__Dataset excerpt__
# # # # # # #
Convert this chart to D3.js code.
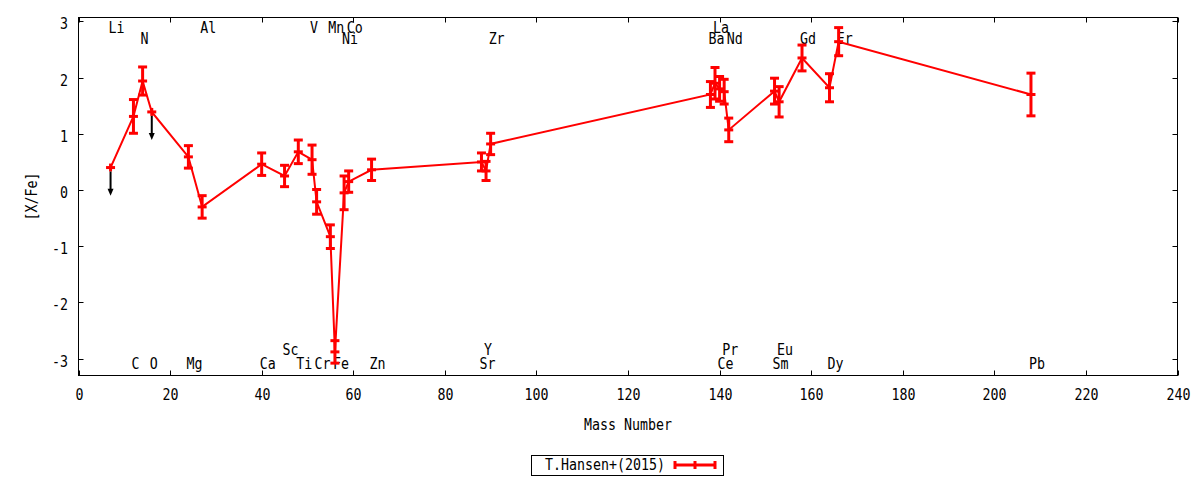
<!DOCTYPE html>
<html>
<head>
<meta charset="utf-8">
<script src="https://cdn.jsdelivr.net/npm/d3@7"></script>
<style>
    body { margin: 0; background: #ffffff; }
    text { font-family: "DejaVu Sans Mono", monospace; font-size: 15px; fill: #000000; }
</style>
</head>
<body>
<script>
// 数据点：元素、质量数、[X/Fe]、误差
const elements = ['Li', 'C', 'N', 'O', 'Mg', 'Al', 'Ca', 'Sc', 'Ti', 'V', 'Cr', 'Mn', 'Fe', 'Ni', 'Co', 'Zn',
    'Sr', 'Y', 'Zr', 'Ba', 'La', 'Ce', 'Pr', 'Nd', 'Sm', 'Eu', 'Gd', 'Dy', 'Er', 'Pb'];
const massNumbers = [7, 12, 14, 16, 24, 27, 40, 45, 48, 51, 52, 55, 56, 58, 59, 64,
    88, 89, 90, 138, 139, 140, 141, 142, 152, 153, 158, 164, 166, 208];
const abundances = [0.40, 1.31, 1.94, 1.39, 0.59, -0.30, 0.46, 0.25, 0.68, 0.54, -0.21, -0.83, -2.88, -0.05, 0.15, 0.36,
    0.50, 0.34, 0.82, 1.70, 1.90, 1.80, 1.75, 1.07, 1.76, 1.57, 2.35, 1.82, 2.64, 1.70];
const errors = [0, 0.30, 0.25, 0, 0.20, 0.20, 0.20, 0.19, 0.21, 0.26, 0.22, 0.21, 0.20, 0.30, 0.19, 0.19,
    0.16, 0.17, 0.19, 0.23, 0.28, 0.22, 0.22, 0.21, 0.23, 0.27, 0.23, 0.25, 0.25, 0.38];
// 上限值（箭头）
const upperLimits = ['Li', 'O'];
const limitLength = 0.5;

// 元素标注：名称、质量数、所在行
const labelNames = ['Li', 'Al', 'V', 'Mn', 'Co', 'La',
    'N', 'Ni', 'Zr', 'Ba', 'Nd', 'Gd', 'Er',
    'Sc', 'Y', 'Pr', 'Eu',
    'C', 'O', 'Mg', 'Ca', 'Ti', 'Cr', 'Fe', 'Zn', 'Sr', 'Ce', 'Sm', 'Dy', 'Pb'];
const labelMass = [7, 27, 51, 55, 59, 139,
    14, 58, 90, 138, 142, 158, 166,
    45, 89, 141, 153,
    12, 16, 24, 40, 48, 52, 56, 64, 88, 140, 152, 164, 208];
const labelRows = [0, 0, 0, 0, 0, 0,
    1, 1, 1, 1, 1, 1, 1,
    2, 2, 2, 2,
    3, 3, 3, 3, 3, 3, 3, 3, 3, 3, 3, 3, 3];
const labelLevels = [2.89, 2.70, -2.84, -3.09];

// 坐标轴
const xTicks = [0, 20, 40, 60, 80, 100, 120, 140, 160, 180, 200, 220, 240];
const yTicks = [-3, -2, -1, 0, 1, 2, 3];
const xDomain = [0, 240];
const yDomain = [-3.3, 3.07];
const seriesName = 'T.Hansen+(2015)';

const red = '#ff0000';
const textScaleX = 0.886;

let svg = d3.select('body')
    .append('svg')
    .attr('width', 1200)
    .attr('height', 480);

let plot = {left: 78.5, right: 1177.5, top: 17.5, bottom: 375.5};

const xScale = d3.scaleLinear().domain(xDomain).range([plot.left, plot.right]);
const yScale = d3.scaleLinear().domain(yDomain).range([plot.bottom, plot.top]);

/**
 * 添加文本（水平压缩以模拟窄字体）
 */
const addText = (parent, x, y, str, anchor = 'start', rotate = 0) => parent.append('text')
    .attr('transform', `translate(${x},${y}) rotate(${rotate}) scale(${textScaleX},1)`)
    .attr('text-anchor', anchor)
    .text(str);

// 边框
svg.append('rect')
    .attr('x', plot.left)
    .attr('y', plot.top)
    .attr('width', plot.right - plot.left)
    .attr('height', plot.bottom - plot.top)
    .attr('fill', 'none')
    .attr('stroke', '#000000')
    .attr('stroke-width', 1);

// 刻度（内向，上下左右镜像）
let ticksG = svg.append('g').attr('stroke', '#000000').attr('stroke-width', 1);
xTicks.forEach(t => {
    const x = Math.round(xScale(t)) + 0.5;
    ticksG.append('line').attr('x1', x).attr('x2', x).attr('y1', plot.bottom).attr('y2', plot.bottom - 5);
    ticksG.append('line').attr('x1', x).attr('x2', x).attr('y1', plot.top).attr('y2', plot.top + 5);
    addText(svg, x, 400, t, 'middle');
});
yTicks.forEach(t => {
    const y = Math.round(yScale(t)) + 0.5;
    ticksG.append('line').attr('x1', plot.left).attr('x2', plot.left + 5).attr('y1', y).attr('y2', y);
    ticksG.append('line').attr('x1', plot.right).attr('x2', plot.right - 5).attr('y1', y).attr('y2', y);
    addText(svg, 68, y + 7, t, 'end');
});

// 轴标题
addText(svg, (plot.left + plot.right) / 2, 430, 'Mass Number', 'middle');
addText(svg, 37, (plot.top + plot.bottom) / 2, '[X/Fe]', 'middle', -90);

// 元素标注
labelNames.forEach((name, i) => {
    addText(svg, xScale(labelMass[i]) - 2, yScale(labelLevels[labelRows[i]]) + 5.5, name);
});

// 数据点
let points = elements.map((el, i) => ({
    el: el,
    x: massNumbers[i],
    y: abundances[i],
    err: errors[i],
    limit: upperLimits.includes(el)
}));

// 连线
svg.append('path')
    .datum(points)
    .attr('fill', 'none')
    .attr('stroke', red)
    .attr('stroke-width', 2)
    .attr('d', d3.line().x(d => xScale(d.x)).y(d => yScale(d.y)));

// 误差棒与点
let barsG = svg.append('g').attr('stroke', red).attr('stroke-width', 3);
const capHalf = 4.5;
points.forEach(d => {
    const x = xScale(d.x);
    const y = yScale(d.y);
    if (d.err > 0) {
        const y1 = yScale(d.y + d.err);
        const y2 = yScale(d.y - d.err);
        barsG.append('line').attr('x1', x).attr('x2', x).attr('y1', y1).attr('y2', y2);
        barsG.append('line').attr('x1', x - capHalf).attr('x2', x + capHalf).attr('y1', y1).attr('y2', y1);
        barsG.append('line').attr('x1', x - capHalf).attr('x2', x + capHalf).attr('y1', y2).attr('y2', y2);
    } else {
        barsG.append('line').attr('x1', x).attr('x2', x).attr('y1', y - 4).attr('y2', y + 4);
    }
    barsG.append('line').attr('x1', x - capHalf).attr('x2', x + capHalf).attr('y1', y).attr('y2', y);
});

// 上限箭头
let arrowsG = svg.append('g');
points.filter(d => d.limit).forEach(d => {
    const x = xScale(d.x);
    const y1 = yScale(d.y) + 4;
    const y2 = yScale(d.y - limitLength);
    arrowsG.append('line')
        .attr('x1', x).attr('x2', x)
        .attr('y1', y1).attr('y2', y2 - 6)
        .attr('stroke', '#000000')
        .attr('stroke-width', 2);
    arrowsG.append('path')
        .attr('d', `M ${x - 3} ${y2 - 7} L ${x + 3} ${y2 - 7} L ${x} ${y2} Z`)
        .attr('fill', '#000000');
});

// 图例
let legend = svg.append('g');
legend.append('rect')
    .attr('x', 531.5)
    .attr('y', 455.5)
    .attr('width', 192)
    .attr('height', 20)
    .attr('fill', 'none')
    .attr('stroke', '#000000')
    .attr('stroke-width', 1);
addText(legend, 545, 470, seriesName);
let sampleG = legend.append('g').attr('stroke', red).attr('stroke-width', 3);
sampleG.append('line').attr('x1', 674).attr('x2', 716).attr('y1', 465).attr('y2', 465);
sampleG.append('line').attr('x1', 675).attr('x2', 675).attr('y1', 461).attr('y2', 469);
sampleG.append('line').attr('x1', 715).attr('x2', 715).attr('y1', 461).attr('y2', 469);
sampleG.append('line').attr('x1', 695).attr('x2', 695).attr('y1', 461).attr('y2', 469);
</script>
</body>
</html>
# # # # # # #
__What to work on__
Without the pictures, please reproduce each line of the listing above exactly, from the first one through the line bearing "const limitLength = 0.5;".

__Response below__
Convert this chart to D3.js code.
<!DOCTYPE html>
<html>
<head>
<meta charset="utf-8">
<script src="https://cdn.jsdelivr.net/npm/d3@7"></script>
<style>
    body { margin: 0; background: #ffffff; }
    text { font-family: "DejaVu Sans Mono", monospace; font-size: 15px; fill: #000000; }
</style>
</head>
<body>
<script>
// 数据点：元素、质量数、[X/Fe]、误差
const elements = ['Li', 'C', 'N', 'O', 'Mg', 'Al', 'Ca', 'Sc', 'Ti', 'V', 'Cr', 'Mn', 'Fe', 'Ni', 'Co', 'Zn',
    'Sr', 'Y', 'Zr', 'Ba', 'La', 'Ce', 'Pr', 'Nd', 'Sm', 'Eu', 'Gd', 'Dy', 'Er', 'Pb'];
const massNumbers = [7, 12, 14, 16, 24, 27, 40, 45, 48, 51, 52, 55, 56, 58, 59, 64,
    88, 89, 90, 138, 139, 140, 141, 142, 152, 153, 158, 164, 166, 208];
const abundances = [0.40, 1.31, 1.94, 1.39, 0.59, -0.30, 0.46, 0.25, 0.68, 0.54, -0.21, -0.83, -2.88, -0.05, 0.15, 0.36,
    0.50, 0.34, 0.82, 1.70, 1.90, 1.80, 1.75, 1.07, 1.76, 1.57, 2.35, 1.82, 2.64, 1.70];
const errors = [0, 0.30, 0.25, 0, 0.20, 0.20, 0.20, 0.19, 0.21, 0.26, 0.22, 0.21, 0.20, 0.30, 0.19, 0.19,
    0.16, 0.17, 0.19, 0.23, 0.28, 0.22, 0.22, 0.21, 0.23, 0.27, 0.23, 0.25, 0.25, 0.38];
// 上限值（箭头）
const upperLimits = ['Li', 'O'];
const limitLength = 0.5;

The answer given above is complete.